Inclusive Excellence

August 1, 2019 | By NACE Staff

Best Practices
An assortment of blocks.

TAGS: diversity and inclusion, journal,

NACE Journal, August 2019

Highlights from the mega-session at NACE19

Alma Clayton-Pedersen led NACE19 attendees in a mega-session focused on making excellence inclusive, an initiative she established during her tenure at the American Association of Colleges & Universities (AAC&U) as vice president for education and institutional renewal (2001-2010) and a senior scholar (2010-2013).

Clayton-Pedersen, who serves as a knowledge-based director on the NACE Board, asked participants to consider three things as the session proceeded:

  • What is your definition of diversity?
  • Is your organization attending to diversity, equity, and inclusion (DEI) effectively?
  • Has your organization been influenced by the diversity and inclusion of your students/employees? If so, how is it working for you?

Selected highlights from her presentation and the session appear here.

Making Excellence Inclusive

Resources From the Inclusive Excellence
• “Inclusive Excellence: Challenges & Solutions for Higher Education & Employers” (NACE19 presentation)
• “Making Excellence Inclusive” (NACE19 handout)
• Examples: Commitment Statements
Access these resources here.

AAC&U’s Making Excellence Inclusive (MEI) initiative, funded by the Ford Foundation in the early 2000s, is designed to advance greater intentionality in diversity and inclusion work in U.S. higher education by providing useful guidance in making excellence inclusive.

But while it launched to provide higher ed with a framework by which to embed diversity and inclusion into its mission of academic excellence, the MEI concept applies to the world of work, where the work force is increasingly diverse. Moreover, with students as the nexus, MEI is especially relevant to career services and university relations and recruiting professionals who bridge the gap between campus and career.

Re-envisioning Diversity and Inclusion

Many people think of diversity in terms of differences by group, but diversity, in the context of both the campus and the workplace, recognizes individual differences as well as group and social differences.

Consequently, while it is important to recognize group and social differences—gender, gender identities, race, ethnicity, country of origin, class, and ability as well as differences around culture, politics, religion, and other affiliations—individual differences also are part of diversity. These manifest in a variety of ways, including personality, learning styles, and life experiences.
Despite the broad definition, diversity alone is not enough. It requires inclusion, defined by Clayton-Pedersen as the “active, intentional, and ongoing engagement with diversity in ways that increase one’s awareness, knowledge, cognitive sophistication, and empathic understanding.”

Together, diversity and inclusion provide a process by which excellence and equity—in the classroom, on campus, and in the workplace—can be achieved. Students and employees gain the skills, competencies, and understanding they need to engage in the 21st century global environment.

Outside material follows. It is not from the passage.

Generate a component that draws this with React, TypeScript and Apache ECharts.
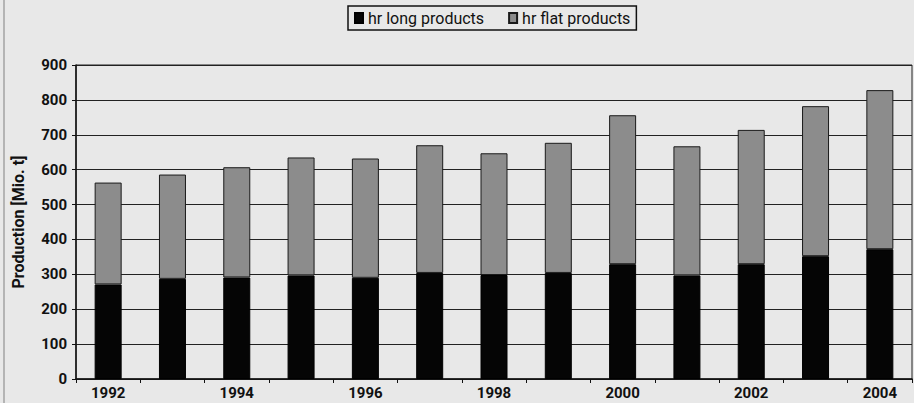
import React, { useEffect, useRef } from "react";
import * as echarts from "echarts";

const years = ["1992", "1993", "1994", "1995", "1996", "1997", "1998", "1999", "2000", "2001", "2002", "2003", "2004"];
const longProducts = [271, 287, 291, 297, 290, 304, 298, 304, 329, 297, 329, 352, 372];
const flatProducts = [292, 299, 316, 338, 342, 366, 349, 373, 427, 370, 385, 430, 456];
const yTicks = [0, 100, 200, 300, 400, 500, 600, 700, 800, 900];

const BG = "#e8e8e8";
const FONT = "Roboto, 'DejaVu Sans', sans-serif";

export default function App() {
  const ref = useRef<HTMLDivElement>(null);

  useEffect(() => {
    if (!ref.current) return;
    const chart = echarts.init(ref.current, undefined, { renderer: "svg" });
    chart.setOption({
      animation: false,
      backgroundColor: BG,
      textStyle: { fontFamily: FONT },
      graphic: [
        { type: "rect", left: 3, top: 0, shape: { width: 2, height: 403 }, style: { fill: "#b4b4b4" }, silent: true },
      ],
      legend: {
        left: 348,
        top: 6,
        padding: [4, 6, 4, 6],
        itemGap: 24,
        itemWidth: 8,
        itemHeight: 10,
        borderColor: "#111",
        borderWidth: 1.5,
        icon: "rect",
        textStyle: { fontFamily: FONT, fontSize: 16, color: "#111" },
        data: ["hr long products", "hr flat products"],
      },
      grid: {
        left: 76,
        right: 2,
        top: 65,
        bottom: 24,
        show: true,
        borderColor: "#222",
        borderWidth: 1,
        backgroundColor: "transparent",
        containLabel: false,
      },
      xAxis: {
        type: "category",
        data: years,
        boundaryGap: true,
        axisLine: { lineStyle: { color: "#111", width: 1.5 } },
        axisTick: { show: true, interval: 0, length: 4, lineStyle: { color: "#111" } },
        axisLabel: {
          interval: 1,
          fontFamily: FONT,
          fontWeight: "bold",
          fontSize: 15,
          color: "#111",
          margin: 6,
        },
      },
      yAxis: {
        type: "value",
        min: yTicks[0],
        max: yTicks[yTicks.length - 1],
        interval: 100,
        name: "Production [Mio. t]",
        nameLocation: "middle",
        nameGap: 50,
        nameTextStyle: { fontFamily: FONT, fontWeight: "bold", fontSize: 16, color: "#111" },
        axisLine: { show: true, lineStyle: { color: "#111", width: 1.5 } },
        axisTick: { show: true, length: 4, lineStyle: { color: "#111" } },
        axisLabel: { fontFamily: FONT, fontWeight: "bold", fontSize: 15, color: "#111", margin: 9 },
        splitLine: { show: true, lineStyle: { color: "#222", width: 1 } },
      },
      series: [
        {
          name: "hr long products",
          type: "bar",
          stack: "total",
          data: longProducts,
          barWidth: 27,
          itemStyle: { color: "#050505", borderColor: "#000", borderWidth: 1 },
        },
        {
          name: "hr flat products",
          type: "bar",
          stack: "total",
          data: flatProducts,
          barWidth: 27,
          itemStyle: { color: "#8c8c8c", borderColor: "#1a1a1a", borderWidth: 1 },
        },
      ],
    });
    return () => chart.dispose();
  }, []);

  return (
    <div
      ref={ref}
      style={{ position: "fixed", left: 0, top: 0, width: 914, height: 403 }}
    />
  );
}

For students, MEI means expectations that all students achieve these essential learning outcomes:

  • Knowledge of human cultures and the natural and physical world;
  • Intellectual and practical skills;
  • Individual and social responsibilities; and
  • Integrative learning.

MEI and the Intentional Organization

Infusing diversity into the life of the organization or institution requires these entities to examine and consider new approaches to their mission and purpose.

Clayton-Pedersen laid out five concepts that organizations and institutions intent on making excellence inclusive follow.

The intentional organization:

  • Considers the impact of decisions on those from various cultures, identities, and perspectives;
  • Considers how to enhance learning for everyone in the organization intentionally;
  • Creates communication, coordination, and collaboration synergy across the organization;
  • Makes the most of the uniqueness of each person to enhance key outcomes; and
  • Uses learning facilitators, facilities, and resources to strengthen our nation’s diverse democracy and the quality of life for all.

Further, making excellence inclusive, says Clayton-Pedersen, means establishing hallmarks of excellence and organizational effectiveness; operationalizing inclusion across organizational functions; and creating education and professional development processes that have diversity, equity, and inclusion learning at their core.
How do organizations and institutions actualize equity? Clayton-Pedersen cites five principles for “creating equity by design”:

  • Clarity in language, goals, and measures.
  • Equity-mindedness as the guiding paradigm for language and action.
  • Practices and policies to accommodate differences in students’ and employees’ learning.
  • Continual process of learning, disaggregating data, and questioning assumptions about relevance and effectiveness.
  • Pervasive, institution-wide/organization-wide enactment.